Comment voyez-vous la prochaine élection présidentielle béninoise ? On prête à l’ancien président Boni Yayi l’intention de peser sur le scrutin.
Ce n’est pas une intention, mais une réalité. Le Président Boni Yayi a conservé un pied en politique. Il préside le principal parti de l’opposition parlementaire, Les Démocrates, sans pour autant occuper de fonction élective. Il a gardé une popularité réelle dans une frange de la population en usant d’une double casquette : à la fois leader politique et pasteur évangéliste.
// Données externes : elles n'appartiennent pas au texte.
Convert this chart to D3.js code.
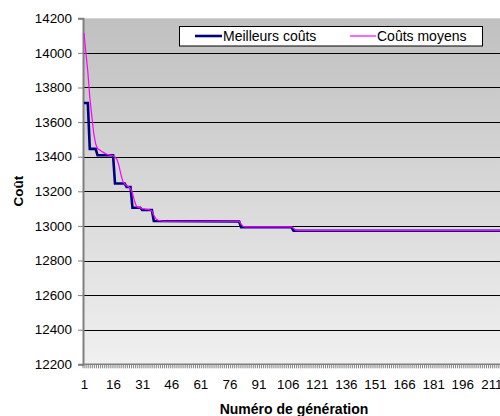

Parce qu’il a épuisé ses deux quinquennats et, subsidiairement, à cause de son âge (73 ans), il est définitivement hors course, mais rien, de jure, ne l’empêche de diriger une formation politique ni de se faire élire à la tête d’une mairie. Les Béninois attendent avec intérêt de connaître le nom du candidat qui bénéficiera de sa faveur. Dame rumeur en cite plusieurs parmi lesquels Éric Houndété, 62 ans, premier vice-président du parti, l’avocat Renaud Agbodjo, 43 ans, et Nasser Yayi, 48 ans, l’un des cinq enfants de l’ancien président.